The Manufacturing Competitiveness Network brings together member organisations to address the rapidly shifting national and global manufacturing landscape.

The organisations are then in a position to uncover the actions that can be taken now to enable them to build on and dramatically bolster their manufacturing and economic competitiveness in the future. The network meetings are supported by experts in their field and in collaboration with universities. The focus of the Network is to share and identify how to increase international competiveness in production and highlight strategic investments in technologies and business practices that leverage competitive advantages and overcome competitive disadvantages as well as demonstrating the power of partnerships. Examples of past Manufacturing Networks include:

Emerging Technologies in Manufacturing
A wake-up call to manufacturing industries in the emergence of additive manufacturing and 3D printing. This was provided through a four hour seminar at the Science park given by Graham Tromans, previously of Loughborough University and who was involved in the early development of the new technology. The network was attended by over forty companies and supported by Queens University and the N.I. Science Park.

Leading & Managing Change in Manufacturing
This network covered international best practice in leading and managing change in manufacturing. It was designed to share international best practices in the leadership and managing of change within manufacturing operations. It provided case study best practices applied by major companies in more than 1,000 operations in 65 countries around the world and demonstrated a solid framework in which to integrate all manufacturing improvement activities. The workshop included a presentation by Du Pont, Maydown on the impact of an integrated approach to Leading and Managing Change.

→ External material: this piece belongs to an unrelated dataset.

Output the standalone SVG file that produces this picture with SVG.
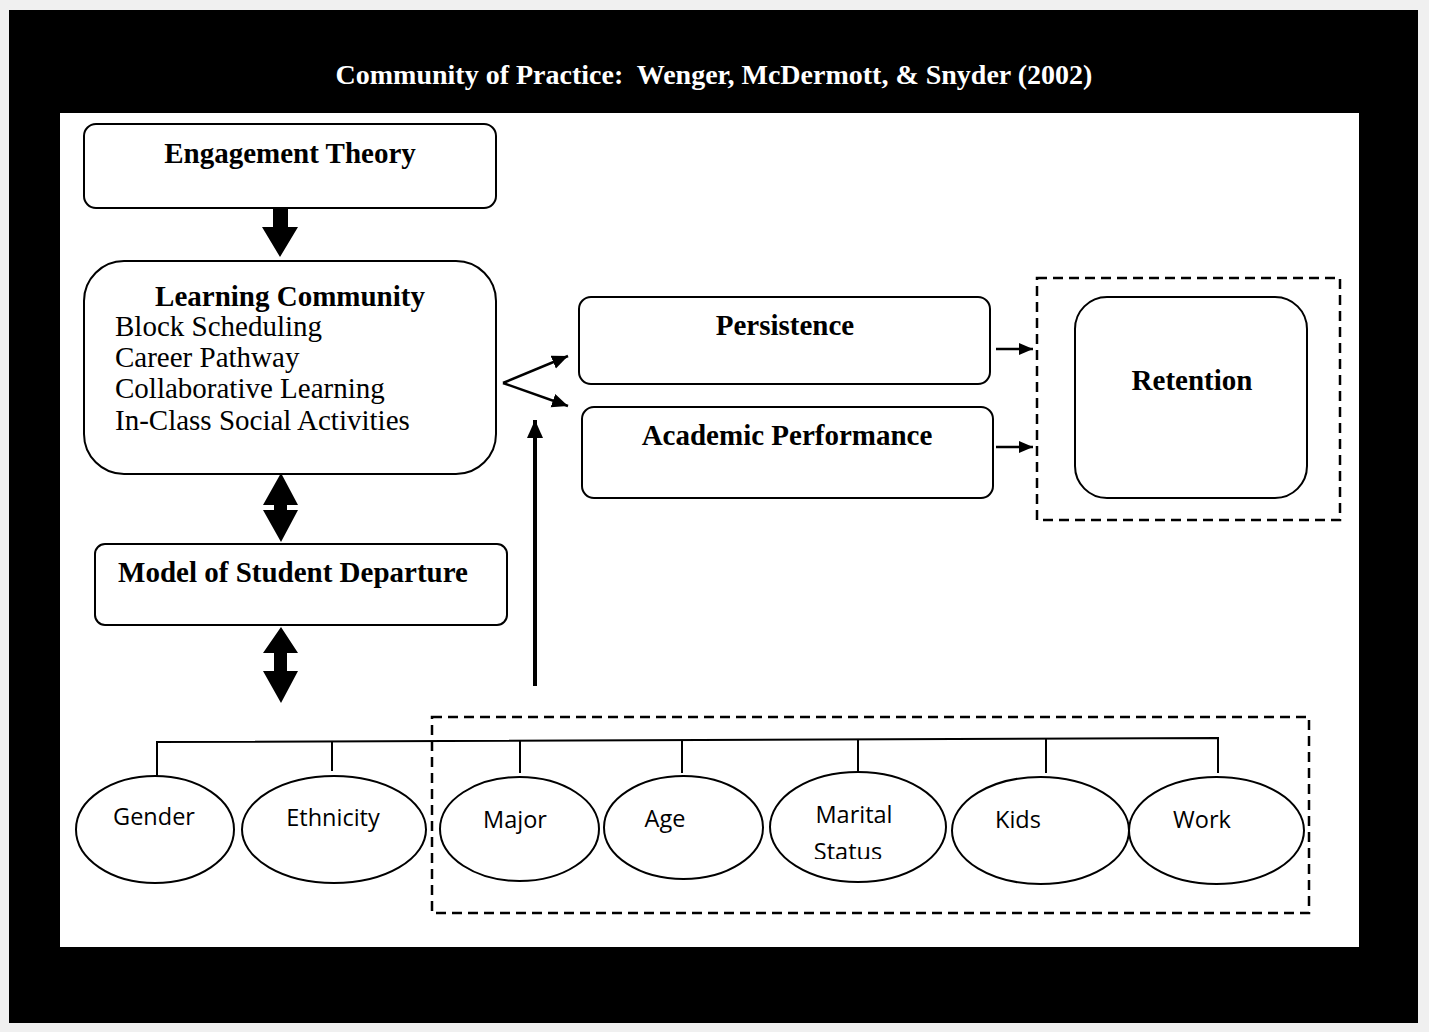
<svg xmlns="http://www.w3.org/2000/svg" width="1429" height="1032" viewBox="0 0 1429 1032">
<style>
.box{fill:#fff;stroke:#000;stroke-width:2}
.dash{fill:none;stroke:#000;stroke-width:2.5;stroke-dasharray:10 6}
.tb{font-family:"Liberation Serif","Times New Roman",serif;font-weight:bold;font-size:29px;fill:#000;text-anchor:middle}
.tr{font-family:"Liberation Serif","Times New Roman",serif;font-size:29px;fill:#000}
.ov{font-family:"Open Sans","Liberation Sans",sans-serif;font-size:23.5px;fill:#000;text-anchor:middle}
.ln{stroke:#000;stroke-width:2;fill:none}
.ar{stroke:#000;stroke-width:2.5;fill:none}
</style>
<defs>
<marker id="ah" markerUnits="userSpaceOnUse" markerWidth="18" markerHeight="16" refX="16" refY="7" orient="auto"><path d="M0,0 L16,7 L0,14 Z" fill="#000"/></marker>
<marker id="ahs" markerUnits="userSpaceOnUse" markerWidth="14" markerHeight="12" refX="14" refY="6" orient="auto"><path d="M0,0 L14,6 L0,12 Z" fill="#000"/></marker>
<marker id="ahv" markerUnits="userSpaceOnUse" markerWidth="20" markerHeight="16" refX="18" refY="8" orient="auto"><path d="M0,0 L18,8 L0,16 Z" fill="#000"/></marker>
<clipPath id="msclip"><rect x="770" y="772" width="180" height="87"/></clipPath>
</defs>
<rect x="0" y="0" width="1429" height="1032" fill="#f0f0f0"/>
<rect x="9" y="10" width="1409" height="1013" fill="#000"/>
<rect x="60" y="113" width="1299" height="834" fill="#fff"/>
<text x="714" y="84" class="tb" style="fill:#fff;font-size:28px;white-space:pre">Community of Practice:  Wenger, McDermott, &amp; Snyder (2002)</text>

<g id="engagement-theory">
<rect class="box" x="84" y="124" width="412" height="84" rx="12"/>
<text class="tb" x="290" y="163">Engagement Theory</text>
</g>

<g id="learning-community">
<rect class="box" x="84" y="261" width="412" height="213" rx="40"/>
<text class="tb" x="290" y="306">Learning Community</text>
<text class="tr" x="115" y="336">Block Scheduling</text>
<text class="tr" x="115" y="367">Career Pathway</text>
<text class="tr" x="115" y="398">Collaborative Learning</text>
<text class="tr" x="115" y="430">In-Class Social Activities</text>
</g>

<g id="model-student-departure">
<rect class="box" x="95" y="544" width="412" height="81" rx="10"/>
<text class="tb" x="293" y="582">Model of Student Departure</text>
</g>

<g id="persistence">
<rect class="box" x="579" y="297" width="411" height="87" rx="12"/>
<text class="tb" x="785" y="335">Persistence</text>
</g>

<g id="academic-performance">
<rect class="box" x="582" y="407" width="411" height="91" rx="12"/>
<text class="tb" x="787" y="445">Academic Performance</text>
</g>

<g id="retention-group">
<rect class="dash" x="1037" y="278" width="303" height="242"/>
</g>
<g id="retention">
<rect class="box" x="1075" y="297" width="232" height="201" rx="32"/>
<text class="tb" x="1192" y="390">Retention</text>
</g>

<g id="factors-group">
<rect class="dash" x="432" y="717" width="877" height="196"/>
</g>

<g id="gender"><ellipse class="box" cx="155" cy="829.5" rx="79" ry="53.5"/><text class="ov" x="154" y="825">Gender</text></g>
<g id="ethnicity"><ellipse class="box" cx="334" cy="829.5" rx="92" ry="53.5"/><text class="ov" x="333" y="826">Ethnicity</text></g>
<g id="major"><ellipse class="box" cx="519.5" cy="829" rx="79.5" ry="52"/><text class="ov" x="515" y="828">Major</text></g>
<g id="age"><ellipse class="box" cx="683.5" cy="827.5" rx="79.5" ry="51.5"/><text class="ov" x="665" y="827">Age</text></g>
<g id="marital-status"><ellipse class="box" cx="858" cy="827" rx="88" ry="55"/><g clip-path="url(#msclip)"><text class="ov" x="854" y="823">Marital</text><text class="ov" x="848" y="860">Status</text></g></g>
<g id="kids"><ellipse class="box" cx="1040.5" cy="830.5" rx="88.5" ry="53.5"/><text class="ov" x="1018" y="828">Kids</text></g>
<g id="work"><ellipse class="box" cx="1216.5" cy="830.5" rx="87.5" ry="53.5"/><text class="ov" x="1202" y="828">Work</text></g>

<g id="connectors">
<polygon points="273,208 288,208 288,227 298,227 280,257 262,227 273,227" fill="#000"/>
<polygon points="281,473 298,505 287,505 287,510 298,510 281,542 263,510 274,510 274,505 263,505" fill="#000"/>
<polygon points="281,627 298,653 287,653 287,671 298,671 281,703 263,671 274,671 274,653 263,653" fill="#000"/>
<line class="ar" x1="503" y1="383" x2="568" y2="356" marker-end="url(#ah)"/>
<line class="ar" x1="503" y1="383" x2="568" y2="406" marker-end="url(#ah)"/>
<line class="ar" x1="535" y1="686" x2="535" y2="420" style="stroke-width:4" marker-end="url(#ahv)"/>
<line class="ar" x1="996" y1="349" x2="1033" y2="349" marker-end="url(#ahs)"/>
<line class="ar" x1="996" y1="447" x2="1033" y2="447" marker-end="url(#ahs)"/>
<path class="ln" d="M157,776 L157,742 L1218,738 L1218,773"/>
<line class="ln" x1="332" y1="741" x2="332" y2="771"/>
<line class="ln" x1="520" y1="741" x2="520" y2="773"/>
<line class="ln" x1="682" y1="740" x2="682" y2="773"/>
<line class="ln" x1="858" y1="739" x2="858" y2="772"/>
<line class="ln" x1="1046" y1="738" x2="1046" y2="773"/>
</g>
</svg>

The seminar content incorporated results from 25-years of collaboration with global organisations, that have helped them create sustainable competitive advantage. The integrated approach had been developed with thought leaders, research bodies, top business and management schools — such as Cranfield University, the University of Oxford and University of Capetown. The integrated approach showed how a multi-level improvement process (TRACC) that captured the interaction of all manufacturing activities provided a good foundation on which to build a world class operation.